--- Start AVAILABLE DATA ---
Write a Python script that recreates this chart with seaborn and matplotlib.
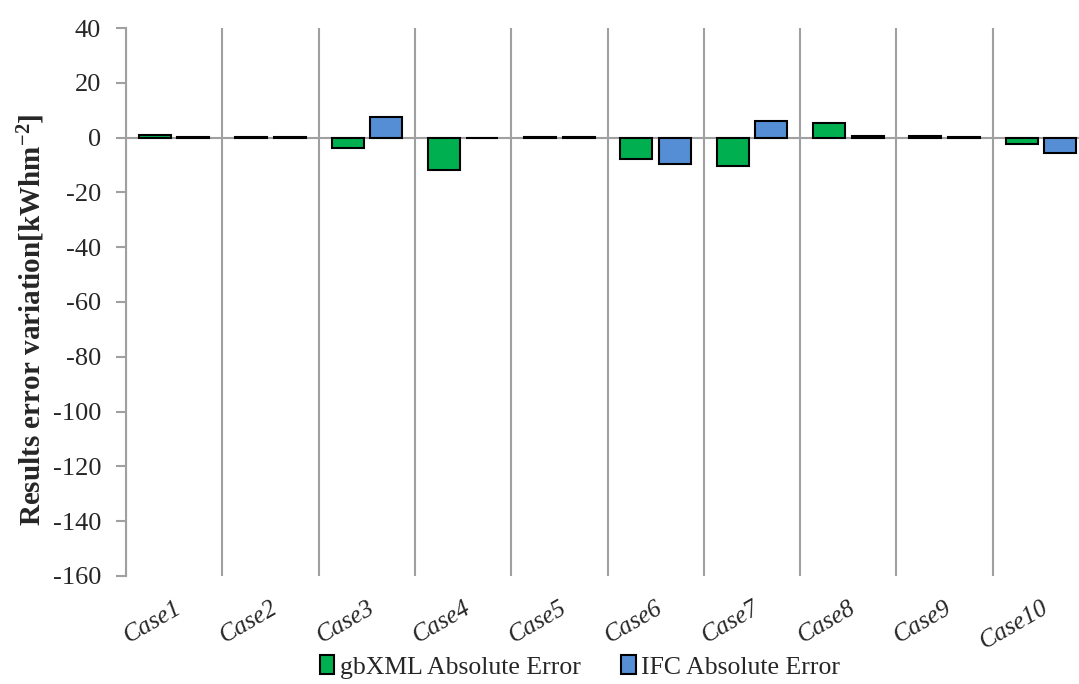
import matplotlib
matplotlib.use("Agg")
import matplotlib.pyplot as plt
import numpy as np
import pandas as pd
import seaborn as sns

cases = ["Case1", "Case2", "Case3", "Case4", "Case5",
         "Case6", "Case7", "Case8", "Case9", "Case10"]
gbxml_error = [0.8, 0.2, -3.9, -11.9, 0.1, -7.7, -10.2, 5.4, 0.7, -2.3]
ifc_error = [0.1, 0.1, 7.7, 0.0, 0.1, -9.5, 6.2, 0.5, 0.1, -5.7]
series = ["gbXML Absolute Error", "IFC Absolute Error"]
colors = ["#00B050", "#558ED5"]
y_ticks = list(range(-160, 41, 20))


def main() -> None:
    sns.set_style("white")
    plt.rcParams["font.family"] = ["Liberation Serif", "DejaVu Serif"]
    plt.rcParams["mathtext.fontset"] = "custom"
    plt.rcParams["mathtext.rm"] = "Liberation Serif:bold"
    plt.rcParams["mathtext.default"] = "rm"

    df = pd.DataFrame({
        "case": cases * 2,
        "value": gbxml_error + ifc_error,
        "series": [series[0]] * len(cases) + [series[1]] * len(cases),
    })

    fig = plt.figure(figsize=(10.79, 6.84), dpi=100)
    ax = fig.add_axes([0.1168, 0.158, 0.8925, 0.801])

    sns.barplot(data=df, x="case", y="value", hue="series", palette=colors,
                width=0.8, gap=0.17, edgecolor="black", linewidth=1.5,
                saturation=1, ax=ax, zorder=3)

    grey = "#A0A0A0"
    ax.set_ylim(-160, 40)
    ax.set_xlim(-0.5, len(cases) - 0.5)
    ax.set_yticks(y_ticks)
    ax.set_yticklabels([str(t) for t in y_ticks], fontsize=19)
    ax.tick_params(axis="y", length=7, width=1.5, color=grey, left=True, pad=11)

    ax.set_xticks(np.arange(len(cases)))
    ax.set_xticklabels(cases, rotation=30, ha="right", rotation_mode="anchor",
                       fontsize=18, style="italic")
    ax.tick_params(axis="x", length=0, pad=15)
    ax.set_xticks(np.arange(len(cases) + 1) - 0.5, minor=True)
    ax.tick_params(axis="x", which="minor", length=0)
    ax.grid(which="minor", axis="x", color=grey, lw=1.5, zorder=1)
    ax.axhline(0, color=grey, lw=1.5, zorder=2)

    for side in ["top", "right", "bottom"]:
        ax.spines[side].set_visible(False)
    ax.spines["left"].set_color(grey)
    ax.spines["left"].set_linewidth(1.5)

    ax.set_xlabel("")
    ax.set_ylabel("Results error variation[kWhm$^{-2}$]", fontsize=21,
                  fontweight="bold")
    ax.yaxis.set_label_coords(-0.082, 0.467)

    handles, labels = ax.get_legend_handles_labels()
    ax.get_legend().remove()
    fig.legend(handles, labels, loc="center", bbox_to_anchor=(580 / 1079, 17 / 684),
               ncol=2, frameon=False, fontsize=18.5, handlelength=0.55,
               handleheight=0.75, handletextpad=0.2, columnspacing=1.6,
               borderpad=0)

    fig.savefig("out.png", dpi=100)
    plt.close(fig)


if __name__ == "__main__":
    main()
--- End AVAILABLE DATA ---
# WHAT IS ASKED
Your task is to reproduce all of the material exactly. The pictures stay out.

# EXERCISE OUTPUT
Write a Python script that recreates this chart with seaborn and matplotlib.
import matplotlib
matplotlib.use("Agg")
import matplotlib.pyplot as plt
import numpy as np
import pandas as pd
import seaborn as sns

cases = ["Case1", "Case2", "Case3", "Case4", "Case5",
         "Case6", "Case7", "Case8", "Case9", "Case10"]
gbxml_error = [0.8, 0.2, -3.9, -11.9, 0.1, -7.7, -10.2, 5.4, 0.7, -2.3]
ifc_error = [0.1, 0.1, 7.7, 0.0, 0.1, -9.5, 6.2, 0.5, 0.1, -5.7]
series = ["gbXML Absolute Error", "IFC Absolute Error"]
colors = ["#00B050", "#558ED5"]
y_ticks = list(range(-160, 41, 20))


def main() -> None:
    sns.set_style("white")
    plt.rcParams["font.family"] = ["Liberation Serif", "DejaVu Serif"]
    plt.rcParams["mathtext.fontset"] = "custom"
    plt.rcParams["mathtext.rm"] = "Liberation Serif:bold"
    plt.rcParams["mathtext.default"] = "rm"

    df = pd.DataFrame({
        "case": cases * 2,
        "value": gbxml_error + ifc_error,
        "series": [series[0]] * len(cases) + [series[1]] * len(cases),
    })

    fig = plt.figure(figsize=(10.79, 6.84), dpi=100)
    ax = fig.add_axes([0.1168, 0.158, 0.8925, 0.801])

    sns.barplot(data=df, x="case", y="value", hue="series", palette=colors,
                width=0.8, gap=0.17, edgecolor="black", linewidth=1.5,
                saturation=1, ax=ax, zorder=3)

    grey = "#A0A0A0"
    ax.set_ylim(-160, 40)
    ax.set_xlim(-0.5, len(cases) - 0.5)
    ax.set_yticks(y_ticks)
    ax.set_yticklabels([str(t) for t in y_ticks], fontsize=19)
    ax.tick_params(axis="y", length=7, width=1.5, color=grey, left=True, pad=11)

    ax.set_xticks(np.arange(len(cases)))
    ax.set_xticklabels(cases, rotation=30, ha="right", rotation_mode="anchor",
                       fontsize=18, style="italic")
    ax.tick_params(axis="x", length=0, pad=15)
    ax.set_xticks(np.arange(len(cases) + 1) - 0.5, minor=True)
    ax.tick_params(axis="x", which="minor", length=0)
    ax.grid(which="minor", axis="x", color=grey, lw=1.5, zorder=1)
    ax.axhline(0, color=grey, lw=1.5, zorder=2)

    for side in ["top", "right", "bottom"]:
        ax.spines[side].set_visible(False)
    ax.spines["left"].set_color(grey)
    ax.spines["left"].set_linewidth(1.5)

    ax.set_xlabel("")
    ax.set_ylabel("Results error variation[kWhm$^{-2}$]", fontsize=21,
                  fontweight="bold")
    ax.yaxis.set_label_coords(-0.082, 0.467)

    handles, labels = ax.get_legend_handles_labels()
    ax.get_legend().remove()
    fig.legend(handles, labels, loc="center", bbox_to_anchor=(580 / 1079, 17 / 684),
               ncol=2, frameon=False, fontsize=18.5, handlelength=0.55,
               handleheight=0.75, handletextpad=0.2, columnspacing=1.6,
               borderpad=0)

    fig.savefig("out.png", dpi=100)
    plt.close(fig)


if __name__ == "__main__":
    main()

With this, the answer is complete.